• Task requirements
Extract each line where the string "page" shows up.

• Supplied information

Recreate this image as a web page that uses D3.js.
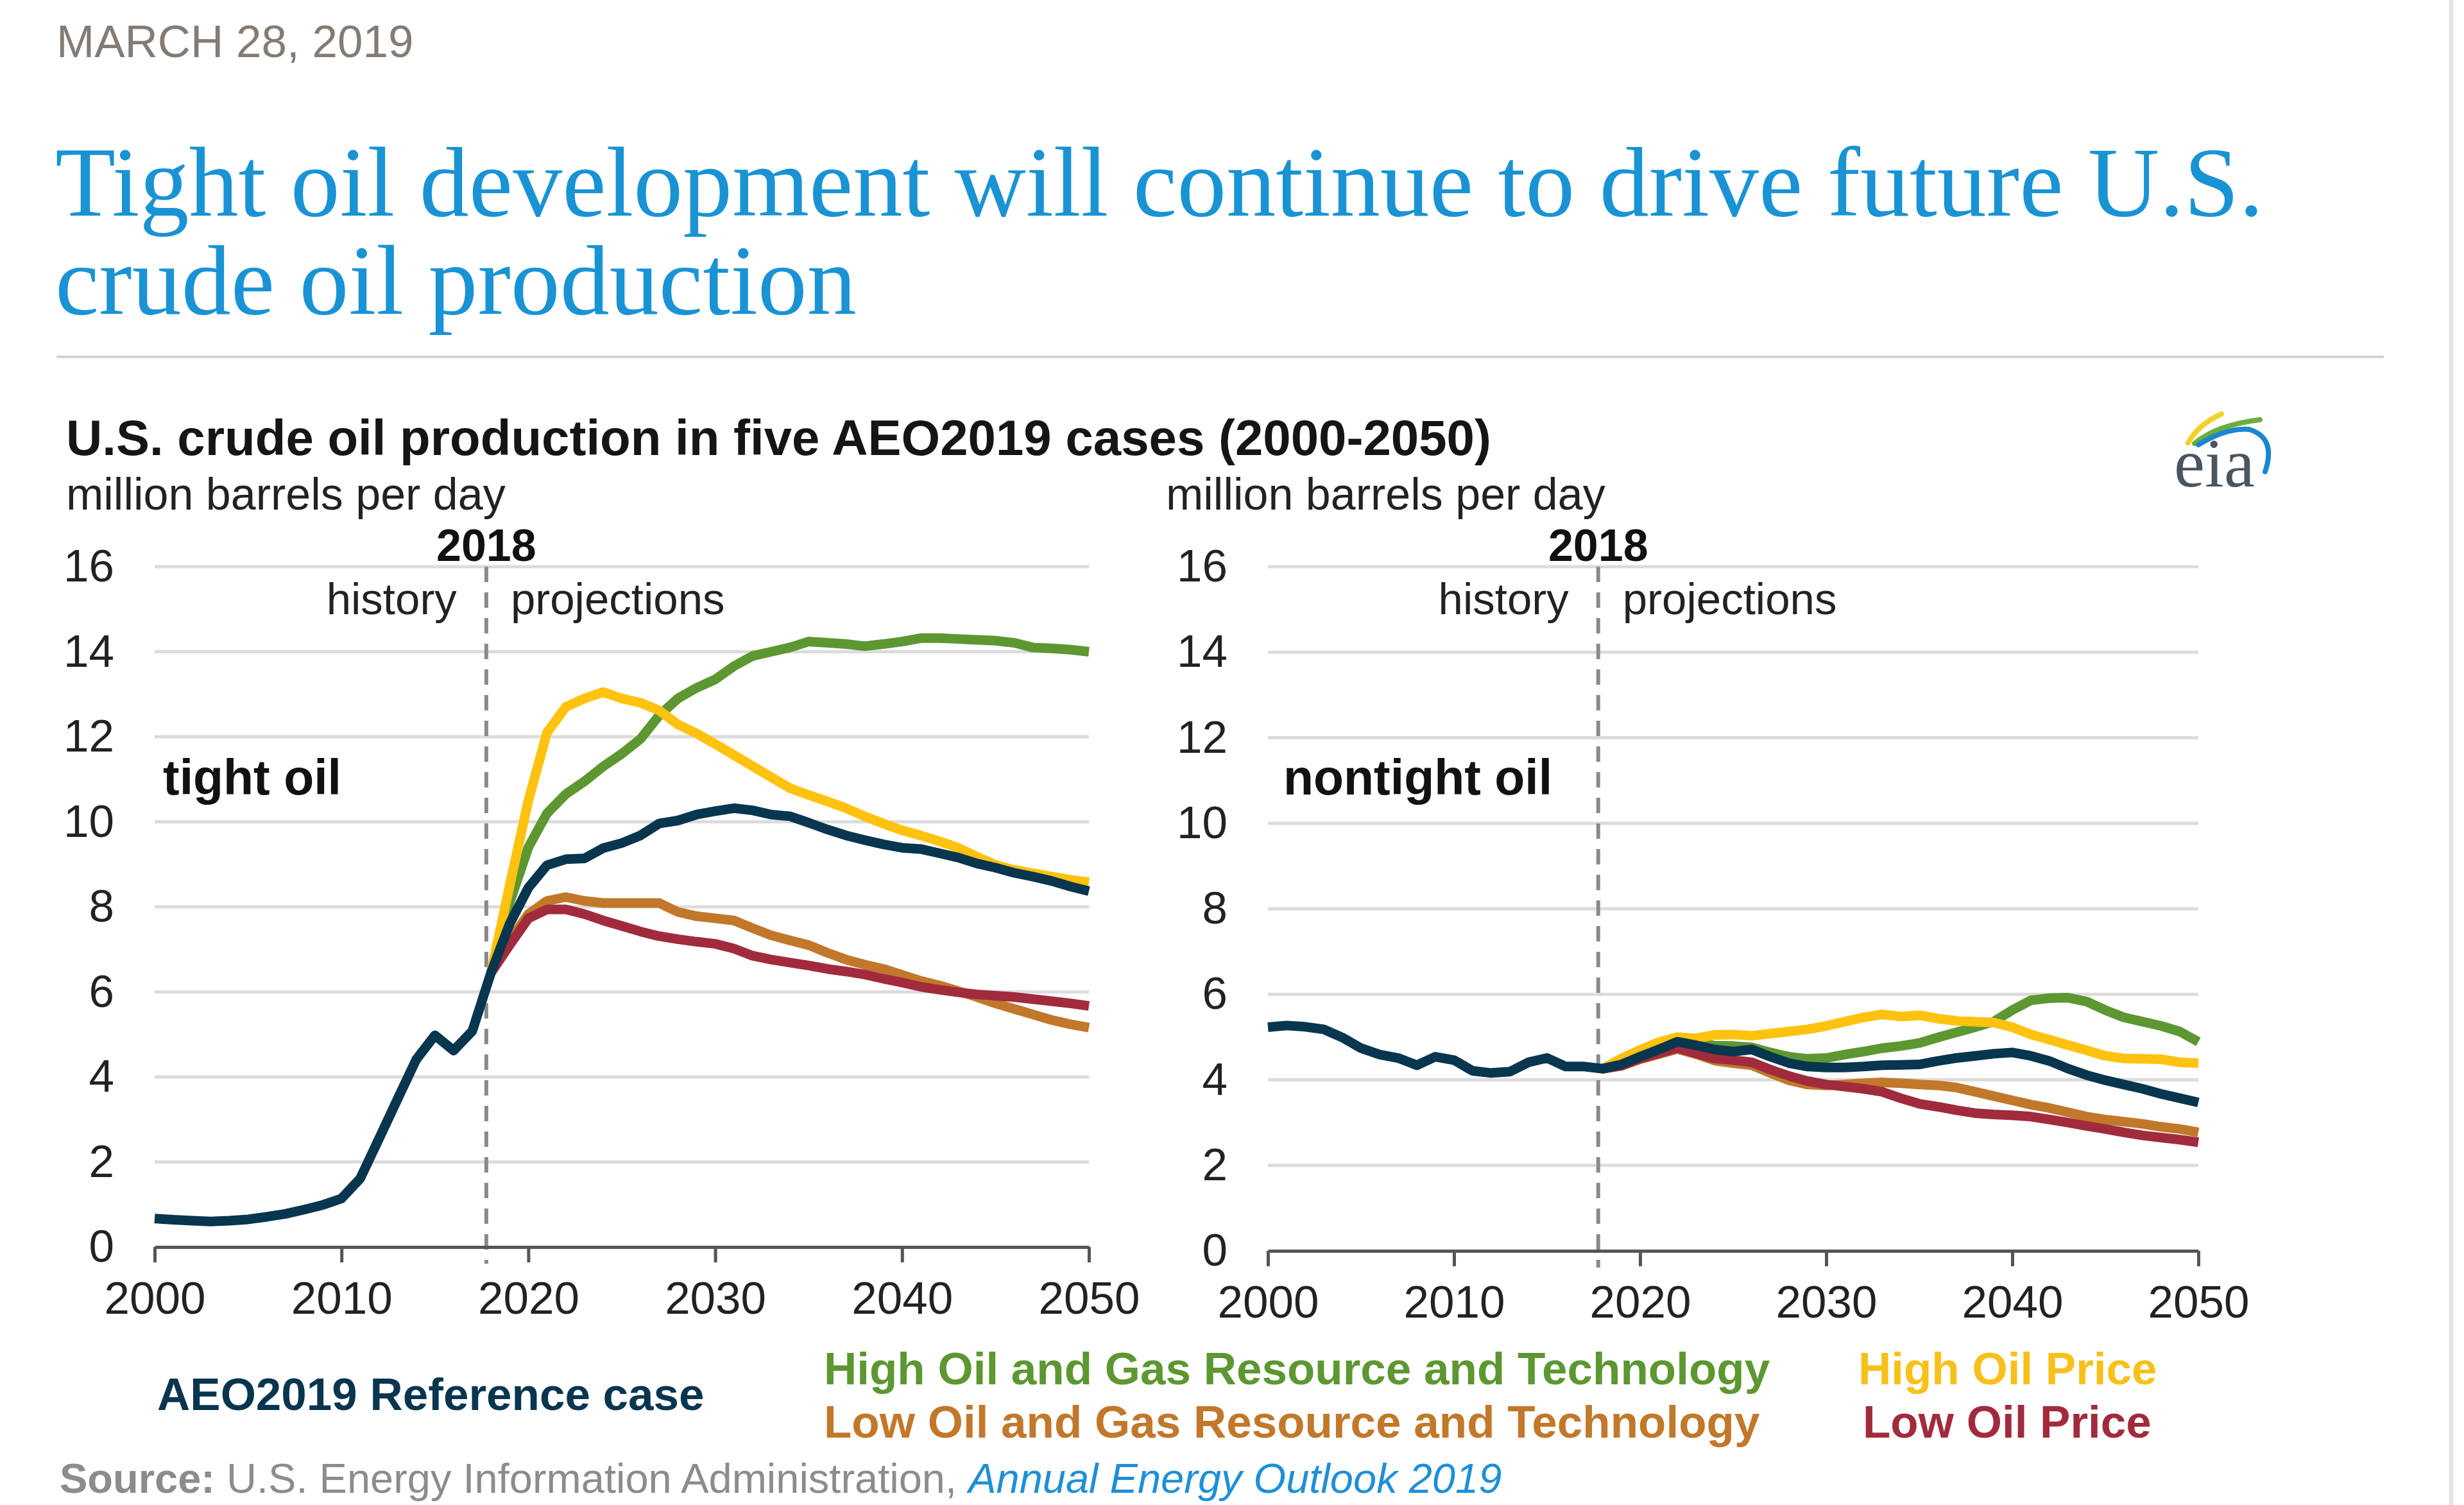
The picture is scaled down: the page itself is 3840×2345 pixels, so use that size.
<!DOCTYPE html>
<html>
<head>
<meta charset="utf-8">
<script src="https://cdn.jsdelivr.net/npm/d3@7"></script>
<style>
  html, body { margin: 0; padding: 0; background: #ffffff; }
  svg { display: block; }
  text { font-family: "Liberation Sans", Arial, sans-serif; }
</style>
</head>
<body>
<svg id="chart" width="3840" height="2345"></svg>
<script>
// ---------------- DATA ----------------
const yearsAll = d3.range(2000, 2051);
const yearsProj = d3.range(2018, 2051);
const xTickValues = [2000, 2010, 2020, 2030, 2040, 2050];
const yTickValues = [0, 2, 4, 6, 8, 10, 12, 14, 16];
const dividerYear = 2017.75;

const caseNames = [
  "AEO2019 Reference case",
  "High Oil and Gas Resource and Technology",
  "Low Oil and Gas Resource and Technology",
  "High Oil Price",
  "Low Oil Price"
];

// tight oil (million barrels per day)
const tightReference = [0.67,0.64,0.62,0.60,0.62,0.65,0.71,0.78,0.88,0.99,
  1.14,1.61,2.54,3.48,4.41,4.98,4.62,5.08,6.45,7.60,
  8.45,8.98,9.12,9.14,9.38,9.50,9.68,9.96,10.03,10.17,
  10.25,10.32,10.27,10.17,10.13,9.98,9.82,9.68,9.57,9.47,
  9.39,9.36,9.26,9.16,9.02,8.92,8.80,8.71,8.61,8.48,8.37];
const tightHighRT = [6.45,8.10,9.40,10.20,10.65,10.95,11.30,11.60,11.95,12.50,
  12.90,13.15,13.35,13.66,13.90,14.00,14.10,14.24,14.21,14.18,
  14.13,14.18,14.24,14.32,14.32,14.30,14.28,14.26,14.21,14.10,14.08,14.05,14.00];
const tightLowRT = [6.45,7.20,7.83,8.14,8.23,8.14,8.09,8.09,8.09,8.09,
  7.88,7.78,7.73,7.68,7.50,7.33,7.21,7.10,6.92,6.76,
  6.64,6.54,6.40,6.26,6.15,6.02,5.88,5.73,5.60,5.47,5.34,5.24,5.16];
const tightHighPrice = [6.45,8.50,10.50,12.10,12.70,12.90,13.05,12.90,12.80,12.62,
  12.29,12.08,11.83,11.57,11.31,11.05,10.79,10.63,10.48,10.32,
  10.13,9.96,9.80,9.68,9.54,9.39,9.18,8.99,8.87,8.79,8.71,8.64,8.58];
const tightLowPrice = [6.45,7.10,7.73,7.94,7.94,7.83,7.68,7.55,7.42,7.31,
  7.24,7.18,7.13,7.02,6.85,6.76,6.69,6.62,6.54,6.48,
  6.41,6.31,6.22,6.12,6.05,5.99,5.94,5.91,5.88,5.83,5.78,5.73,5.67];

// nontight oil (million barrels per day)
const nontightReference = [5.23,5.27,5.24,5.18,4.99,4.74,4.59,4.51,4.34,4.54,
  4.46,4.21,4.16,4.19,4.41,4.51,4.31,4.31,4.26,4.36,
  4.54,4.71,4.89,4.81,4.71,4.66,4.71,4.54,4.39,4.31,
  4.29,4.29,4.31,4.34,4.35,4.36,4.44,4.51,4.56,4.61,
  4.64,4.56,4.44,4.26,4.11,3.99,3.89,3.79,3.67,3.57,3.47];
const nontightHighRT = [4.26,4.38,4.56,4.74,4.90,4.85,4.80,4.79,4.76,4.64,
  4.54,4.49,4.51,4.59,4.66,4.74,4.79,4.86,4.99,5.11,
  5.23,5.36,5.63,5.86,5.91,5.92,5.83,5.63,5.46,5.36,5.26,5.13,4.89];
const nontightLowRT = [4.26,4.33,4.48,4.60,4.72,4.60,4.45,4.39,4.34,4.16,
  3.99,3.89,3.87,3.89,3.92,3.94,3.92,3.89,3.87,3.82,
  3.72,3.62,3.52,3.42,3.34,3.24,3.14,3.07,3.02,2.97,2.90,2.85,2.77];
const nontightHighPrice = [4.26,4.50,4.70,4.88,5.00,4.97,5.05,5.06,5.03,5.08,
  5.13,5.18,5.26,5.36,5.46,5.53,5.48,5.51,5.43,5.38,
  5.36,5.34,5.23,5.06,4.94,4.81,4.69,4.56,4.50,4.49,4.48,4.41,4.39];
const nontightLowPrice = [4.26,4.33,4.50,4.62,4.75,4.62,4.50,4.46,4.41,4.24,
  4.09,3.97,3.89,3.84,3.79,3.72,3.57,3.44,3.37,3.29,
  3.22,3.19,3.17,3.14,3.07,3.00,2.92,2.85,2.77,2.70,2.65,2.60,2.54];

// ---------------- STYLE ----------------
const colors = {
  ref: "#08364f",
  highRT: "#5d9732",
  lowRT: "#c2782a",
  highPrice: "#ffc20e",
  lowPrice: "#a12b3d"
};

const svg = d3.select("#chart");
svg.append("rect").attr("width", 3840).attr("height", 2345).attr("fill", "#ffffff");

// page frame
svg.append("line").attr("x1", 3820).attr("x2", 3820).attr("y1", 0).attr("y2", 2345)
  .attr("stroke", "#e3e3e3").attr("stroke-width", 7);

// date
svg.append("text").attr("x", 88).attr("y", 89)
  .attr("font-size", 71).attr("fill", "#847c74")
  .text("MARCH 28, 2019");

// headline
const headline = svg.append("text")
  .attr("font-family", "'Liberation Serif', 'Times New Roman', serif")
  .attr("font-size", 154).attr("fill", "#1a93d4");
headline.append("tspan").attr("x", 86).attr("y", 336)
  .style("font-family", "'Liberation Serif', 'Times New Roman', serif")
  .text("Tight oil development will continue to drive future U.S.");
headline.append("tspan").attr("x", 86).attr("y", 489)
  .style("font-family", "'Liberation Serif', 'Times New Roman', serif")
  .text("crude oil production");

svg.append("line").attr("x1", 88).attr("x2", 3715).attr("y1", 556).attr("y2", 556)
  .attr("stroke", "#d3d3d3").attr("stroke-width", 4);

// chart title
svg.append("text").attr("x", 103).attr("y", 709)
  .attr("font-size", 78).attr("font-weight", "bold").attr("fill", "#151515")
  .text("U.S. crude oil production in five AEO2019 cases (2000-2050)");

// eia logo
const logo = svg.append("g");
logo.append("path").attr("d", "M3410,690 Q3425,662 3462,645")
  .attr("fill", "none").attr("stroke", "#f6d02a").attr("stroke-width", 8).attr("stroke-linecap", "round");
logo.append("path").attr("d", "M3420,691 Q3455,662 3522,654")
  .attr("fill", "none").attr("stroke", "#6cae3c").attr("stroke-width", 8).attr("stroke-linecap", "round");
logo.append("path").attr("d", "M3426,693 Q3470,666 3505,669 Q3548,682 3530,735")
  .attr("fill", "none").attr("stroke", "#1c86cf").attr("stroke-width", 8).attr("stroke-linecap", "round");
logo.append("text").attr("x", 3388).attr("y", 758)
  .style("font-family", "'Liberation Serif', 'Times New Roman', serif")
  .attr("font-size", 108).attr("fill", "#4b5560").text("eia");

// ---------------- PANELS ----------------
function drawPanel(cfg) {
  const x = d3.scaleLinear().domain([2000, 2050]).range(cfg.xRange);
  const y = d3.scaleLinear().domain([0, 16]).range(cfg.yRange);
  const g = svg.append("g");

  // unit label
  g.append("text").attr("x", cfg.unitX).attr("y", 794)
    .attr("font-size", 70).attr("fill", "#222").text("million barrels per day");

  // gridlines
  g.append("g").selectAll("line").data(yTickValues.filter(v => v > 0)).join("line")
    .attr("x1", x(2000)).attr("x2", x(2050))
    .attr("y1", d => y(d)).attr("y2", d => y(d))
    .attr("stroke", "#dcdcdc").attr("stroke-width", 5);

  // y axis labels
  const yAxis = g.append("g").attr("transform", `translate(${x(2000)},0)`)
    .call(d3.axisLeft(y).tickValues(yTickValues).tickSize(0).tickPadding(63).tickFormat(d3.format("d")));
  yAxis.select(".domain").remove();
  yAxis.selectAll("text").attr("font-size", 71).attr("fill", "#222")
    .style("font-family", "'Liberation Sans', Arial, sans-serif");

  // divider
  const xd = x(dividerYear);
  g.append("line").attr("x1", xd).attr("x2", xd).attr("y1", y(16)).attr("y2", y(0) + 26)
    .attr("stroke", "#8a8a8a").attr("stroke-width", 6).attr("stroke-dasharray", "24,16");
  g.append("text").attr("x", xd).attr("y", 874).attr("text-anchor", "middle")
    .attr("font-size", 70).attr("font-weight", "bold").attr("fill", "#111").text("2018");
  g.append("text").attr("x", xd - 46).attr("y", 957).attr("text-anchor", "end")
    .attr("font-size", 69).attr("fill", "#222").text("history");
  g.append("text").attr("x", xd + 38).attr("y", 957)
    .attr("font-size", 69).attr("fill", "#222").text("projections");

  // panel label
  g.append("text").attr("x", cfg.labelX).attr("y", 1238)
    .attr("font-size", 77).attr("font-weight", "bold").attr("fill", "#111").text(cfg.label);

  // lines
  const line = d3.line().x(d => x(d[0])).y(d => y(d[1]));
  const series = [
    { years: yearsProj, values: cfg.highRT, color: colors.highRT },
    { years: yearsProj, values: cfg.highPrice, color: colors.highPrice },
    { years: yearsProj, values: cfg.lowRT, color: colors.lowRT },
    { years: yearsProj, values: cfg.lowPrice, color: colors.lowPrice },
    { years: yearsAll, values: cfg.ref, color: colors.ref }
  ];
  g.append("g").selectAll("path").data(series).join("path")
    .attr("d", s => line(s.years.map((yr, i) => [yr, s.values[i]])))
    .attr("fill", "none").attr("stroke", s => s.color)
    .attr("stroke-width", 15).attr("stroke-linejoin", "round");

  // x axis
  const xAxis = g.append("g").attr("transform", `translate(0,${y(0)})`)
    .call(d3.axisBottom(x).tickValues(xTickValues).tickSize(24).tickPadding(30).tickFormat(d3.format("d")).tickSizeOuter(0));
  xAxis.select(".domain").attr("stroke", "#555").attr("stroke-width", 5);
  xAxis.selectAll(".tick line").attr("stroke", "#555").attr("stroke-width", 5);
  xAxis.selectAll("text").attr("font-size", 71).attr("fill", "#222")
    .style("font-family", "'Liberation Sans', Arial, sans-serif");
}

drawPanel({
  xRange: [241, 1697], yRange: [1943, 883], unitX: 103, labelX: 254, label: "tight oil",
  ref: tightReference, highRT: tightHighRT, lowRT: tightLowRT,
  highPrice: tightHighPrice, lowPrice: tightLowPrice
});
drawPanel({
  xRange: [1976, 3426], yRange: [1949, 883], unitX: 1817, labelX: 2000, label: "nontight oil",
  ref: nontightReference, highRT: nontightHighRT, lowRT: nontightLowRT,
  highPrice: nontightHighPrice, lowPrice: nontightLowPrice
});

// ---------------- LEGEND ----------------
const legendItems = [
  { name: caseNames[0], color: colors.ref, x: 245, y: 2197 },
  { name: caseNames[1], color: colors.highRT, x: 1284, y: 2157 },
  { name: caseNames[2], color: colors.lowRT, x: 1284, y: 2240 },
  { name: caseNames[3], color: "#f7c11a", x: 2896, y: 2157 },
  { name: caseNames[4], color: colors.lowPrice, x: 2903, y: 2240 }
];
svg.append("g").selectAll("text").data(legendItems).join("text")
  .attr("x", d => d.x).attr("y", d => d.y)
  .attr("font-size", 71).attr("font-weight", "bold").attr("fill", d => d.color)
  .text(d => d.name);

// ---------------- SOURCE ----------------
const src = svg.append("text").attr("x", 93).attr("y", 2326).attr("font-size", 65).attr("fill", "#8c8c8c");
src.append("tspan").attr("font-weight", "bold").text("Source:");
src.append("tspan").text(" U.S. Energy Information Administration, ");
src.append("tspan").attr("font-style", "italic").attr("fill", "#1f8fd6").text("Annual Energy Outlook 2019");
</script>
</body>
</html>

• Written solution
Recreate this image as a web page that uses D3.js.
The picture is scaled down: the page itself is 3840×2345 pixels, so use that size.
// page frame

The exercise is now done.